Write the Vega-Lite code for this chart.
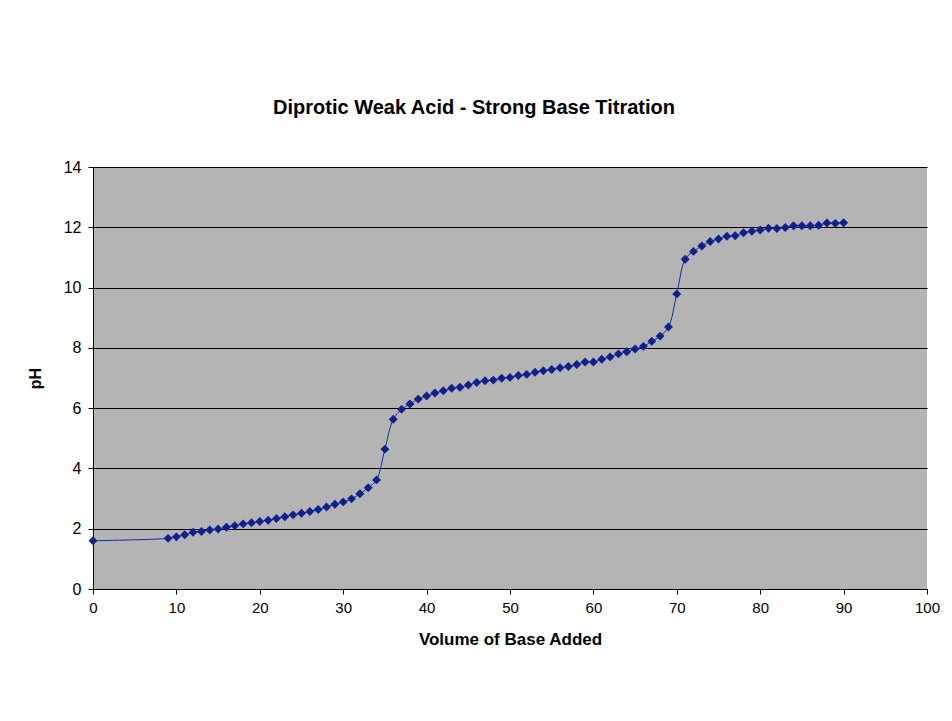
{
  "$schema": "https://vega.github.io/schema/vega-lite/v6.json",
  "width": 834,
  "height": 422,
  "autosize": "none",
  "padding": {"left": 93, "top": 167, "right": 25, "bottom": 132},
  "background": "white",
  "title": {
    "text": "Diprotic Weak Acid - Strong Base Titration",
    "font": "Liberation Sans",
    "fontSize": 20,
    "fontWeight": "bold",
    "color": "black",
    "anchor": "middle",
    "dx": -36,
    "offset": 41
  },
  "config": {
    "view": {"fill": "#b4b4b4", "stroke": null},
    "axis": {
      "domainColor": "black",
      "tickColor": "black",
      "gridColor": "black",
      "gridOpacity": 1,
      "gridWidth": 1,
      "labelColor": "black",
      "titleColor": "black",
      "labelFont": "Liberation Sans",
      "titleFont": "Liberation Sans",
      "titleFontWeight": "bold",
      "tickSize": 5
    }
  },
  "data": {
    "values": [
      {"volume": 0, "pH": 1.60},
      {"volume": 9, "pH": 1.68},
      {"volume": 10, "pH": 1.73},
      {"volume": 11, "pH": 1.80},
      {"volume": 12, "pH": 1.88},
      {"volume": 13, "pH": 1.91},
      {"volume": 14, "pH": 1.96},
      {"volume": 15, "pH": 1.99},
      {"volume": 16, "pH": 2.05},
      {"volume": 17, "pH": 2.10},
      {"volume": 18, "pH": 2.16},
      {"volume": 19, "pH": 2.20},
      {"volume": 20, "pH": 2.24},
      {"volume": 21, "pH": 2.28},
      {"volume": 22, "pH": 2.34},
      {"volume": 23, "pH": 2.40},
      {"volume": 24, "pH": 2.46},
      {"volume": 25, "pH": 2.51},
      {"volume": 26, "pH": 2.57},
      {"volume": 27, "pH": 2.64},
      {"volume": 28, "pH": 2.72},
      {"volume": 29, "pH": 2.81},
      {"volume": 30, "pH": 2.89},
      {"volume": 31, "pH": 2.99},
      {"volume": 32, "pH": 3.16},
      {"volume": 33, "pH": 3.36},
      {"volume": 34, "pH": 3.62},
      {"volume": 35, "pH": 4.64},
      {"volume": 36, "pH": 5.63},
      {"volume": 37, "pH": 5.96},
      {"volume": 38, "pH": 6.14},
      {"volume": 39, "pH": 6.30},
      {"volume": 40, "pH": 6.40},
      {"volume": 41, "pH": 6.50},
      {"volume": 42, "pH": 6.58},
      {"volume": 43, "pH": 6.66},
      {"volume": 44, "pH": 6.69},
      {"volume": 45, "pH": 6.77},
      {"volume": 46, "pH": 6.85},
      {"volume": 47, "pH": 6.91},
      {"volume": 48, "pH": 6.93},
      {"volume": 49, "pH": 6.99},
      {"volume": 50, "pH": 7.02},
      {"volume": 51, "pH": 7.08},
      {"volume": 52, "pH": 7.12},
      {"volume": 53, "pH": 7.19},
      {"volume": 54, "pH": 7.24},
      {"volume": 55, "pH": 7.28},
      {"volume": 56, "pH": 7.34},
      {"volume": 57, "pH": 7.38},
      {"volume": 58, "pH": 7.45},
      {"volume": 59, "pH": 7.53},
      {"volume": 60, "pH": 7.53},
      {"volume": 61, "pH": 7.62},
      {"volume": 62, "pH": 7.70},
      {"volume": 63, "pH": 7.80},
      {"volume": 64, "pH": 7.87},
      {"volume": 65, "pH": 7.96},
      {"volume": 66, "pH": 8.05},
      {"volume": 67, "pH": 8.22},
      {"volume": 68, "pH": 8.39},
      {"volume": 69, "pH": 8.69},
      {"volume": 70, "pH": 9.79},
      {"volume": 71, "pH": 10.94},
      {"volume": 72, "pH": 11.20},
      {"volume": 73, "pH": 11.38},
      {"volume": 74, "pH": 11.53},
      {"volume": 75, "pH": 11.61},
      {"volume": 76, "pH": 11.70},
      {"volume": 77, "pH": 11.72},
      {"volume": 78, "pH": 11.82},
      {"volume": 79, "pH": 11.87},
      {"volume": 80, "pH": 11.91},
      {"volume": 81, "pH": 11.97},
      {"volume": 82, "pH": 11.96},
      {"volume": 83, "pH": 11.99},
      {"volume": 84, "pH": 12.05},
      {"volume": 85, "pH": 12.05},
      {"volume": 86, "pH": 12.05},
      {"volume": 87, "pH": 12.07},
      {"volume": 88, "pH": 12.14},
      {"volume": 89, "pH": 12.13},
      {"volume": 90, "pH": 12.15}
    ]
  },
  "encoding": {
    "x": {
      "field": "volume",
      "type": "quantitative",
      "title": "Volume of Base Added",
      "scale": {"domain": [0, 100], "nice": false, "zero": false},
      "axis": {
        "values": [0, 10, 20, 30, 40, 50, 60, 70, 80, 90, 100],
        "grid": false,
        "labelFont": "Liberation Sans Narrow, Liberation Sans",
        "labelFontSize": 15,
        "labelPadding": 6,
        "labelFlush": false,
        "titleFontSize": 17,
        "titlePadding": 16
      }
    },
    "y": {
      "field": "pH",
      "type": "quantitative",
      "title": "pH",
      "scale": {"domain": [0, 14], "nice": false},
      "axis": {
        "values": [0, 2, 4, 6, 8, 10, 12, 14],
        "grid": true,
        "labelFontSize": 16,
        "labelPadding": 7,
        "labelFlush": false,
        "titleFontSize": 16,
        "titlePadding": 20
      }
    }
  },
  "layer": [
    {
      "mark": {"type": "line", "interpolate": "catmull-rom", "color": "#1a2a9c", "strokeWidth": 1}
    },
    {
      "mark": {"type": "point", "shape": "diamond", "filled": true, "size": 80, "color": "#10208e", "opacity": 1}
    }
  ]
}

» **EXERCISE**:
Restate the data above word for word. Do not include the images.

» **COMPLETED EXERCISE**:
Write the Vega-Lite code for this chart.
{
  "$schema": "https://vega.github.io/schema/vega-lite/v6.json",
  "width": 834,
  "height": 422,
  "autosize": "none",
  "padding": {"left": 93, "top": 167, "right": 25, "bottom": 132},
  "background": "white",
  "title": {
    "text": "Diprotic Weak Acid - Strong Base Titration",
    "font": "Liberation Sans",
    "fontSize": 20,
    "fontWeight": "bold",
    "color": "black",
    "anchor": "middle",
    "dx": -36,
    "offset": 41
  },
  "config": {
    "view": {"fill": "#b4b4b4", "stroke": null},
    "axis": {
      "domainColor": "black",
      "tickColor": "black",
      "gridColor": "black",
      "gridOpacity": 1,
      "gridWidth": 1,
      "labelColor": "black",
      "titleColor": "black",
      "labelFont": "Liberation Sans",
      "titleFont": "Liberation Sans",
      "titleFontWeight": "bold",
      "tickSize": 5
    }
  },
  "data": {
    "values": [
      {"volume": 0, "pH": 1.60},
      {"volume": 9, "pH": 1.68},
      {"volume": 10, "pH": 1.73},
      {"volume": 11, "pH": 1.80},
      {"volume": 12, "pH": 1.88},
      {"volume": 13, "pH": 1.91},
      {"volume": 14, "pH": 1.96},
      {"volume": 15, "pH": 1.99},
      {"volume": 16, "pH": 2.05},
      {"volume": 17, "pH": 2.10},
      {"volume": 18, "pH": 2.16},
      {"volume": 19, "pH": 2.20},
      {"volume": 20, "pH": 2.24},
      {"volume": 21, "pH": 2.28},
      {"volume": 22, "pH": 2.34},
      {"volume": 23, "pH": 2.40},
      {"volume": 24, "pH": 2.46},
      {"volume": 25, "pH": 2.51},
      {"volume": 26, "pH": 2.57},
      {"volume": 27, "pH": 2.64},
      {"volume": 28, "pH": 2.72},
      {"volume": 29, "pH": 2.81},
      {"volume": 30, "pH": 2.89},
      {"volume": 31, "pH": 2.99},
      {"volume": 32, "pH": 3.16},
      {"volume": 33, "pH": 3.36},
      {"volume": 34, "pH": 3.62},
      {"volume": 35, "pH": 4.64},
      {"volume": 36, "pH": 5.63},
      {"volume": 37, "pH": 5.96},
      {"volume": 38, "pH": 6.14},
      {"volume": 39, "pH": 6.30},
      {"volume": 40, "pH": 6.40},
      {"volume": 41, "pH": 6.50},
      {"volume": 42, "pH": 6.58},
      {"volume": 43, "pH": 6.66},
      {"volume": 44, "pH": 6.69},
      {"volume": 45, "pH": 6.77},
      {"volume": 46, "pH": 6.85},
      {"volume": 47, "pH": 6.91},
      {"volume": 48, "pH": 6.93},
      {"volume": 49, "pH": 6.99},
      {"volume": 50, "pH": 7.02},
      {"volume": 51, "pH": 7.08},
      {"volume": 52, "pH": 7.12},
      {"volume": 53, "pH": 7.19},
      {"volume": 54, "pH": 7.24},
      {"volume": 55, "pH": 7.28},
      {"volume": 56, "pH": 7.34},
      {"volume": 57, "pH": 7.38},
      {"volume": 58, "pH": 7.45},
      {"volume": 59, "pH": 7.53},
      {"volume": 60, "pH": 7.53},
      {"volume": 61, "pH": 7.62},
      {"volume": 62, "pH": 7.70},
      {"volume": 63, "pH": 7.80},
      {"volume": 64, "pH": 7.87},
      {"volume": 65, "pH": 7.96},
      {"volume": 66, "pH": 8.05},
      {"volume": 67, "pH": 8.22},
      {"volume": 68, "pH": 8.39},
      {"volume": 69, "pH": 8.69},
      {"volume": 70, "pH": 9.79},
      {"volume": 71, "pH": 10.94},
      {"volume": 72, "pH": 11.20},
      {"volume": 73, "pH": 11.38},
      {"volume": 74, "pH": 11.53},
      {"volume": 75, "pH": 11.61},
      {"volume": 76, "pH": 11.70},
      {"volume": 77, "pH": 11.72},
      {"volume": 78, "pH": 11.82},
      {"volume": 79, "pH": 11.87},
      {"volume": 80, "pH": 11.91},
      {"volume": 81, "pH": 11.97},
      {"volume": 82, "pH": 11.96},
      {"volume": 83, "pH": 11.99},
      {"volume": 84, "pH": 12.05},
      {"volume": 85, "pH": 12.05},
      {"volume": 86, "pH": 12.05},
      {"volume": 87, "pH": 12.07},
      {"volume": 88, "pH": 12.14},
      {"volume": 89, "pH": 12.13},
      {"volume": 90, "pH": 12.15}
    ]
  },
  "encoding": {
    "x": {
      "field": "volume",
      "type": "quantitative",
      "title": "Volume of Base Added",
      "scale": {"domain": [0, 100], "nice": false, "zero": false},
      "axis": {
        "values": [0, 10, 20, 30, 40, 50, 60, 70, 80, 90, 100],
        "grid": false,
        "labelFont": "Liberation Sans Narrow, Liberation Sans",
        "labelFontSize": 15,
        "labelPadding": 6,
        "labelFlush": false,
        "titleFontSize": 17,
        "titlePadding": 16
      }
    },
    "y": {
      "field": "pH",
      "type": "quantitative",
      "title": "pH",
      "scale": {"domain": [0, 14], "nice": false},
      "axis": {
        "values": [0, 2, 4, 6, 8, 10, 12, 14],
        "grid": true,
        "labelFontSize": 16,
        "labelPadding": 7,
        "labelFlush": false,
        "titleFontSize": 16,
        "titlePadding": 20
      }
    }
  },
  "layer": [
    {
      "mark": {"type": "line", "interpolate": "catmull-rom", "color": "#1a2a9c", "strokeWidth": 1}
    },
    {
      "mark": {"type": "point", "shape": "diamond", "filled": true, "size": 80, "color": "#10208e", "opacity": 1}
    }
  ]
}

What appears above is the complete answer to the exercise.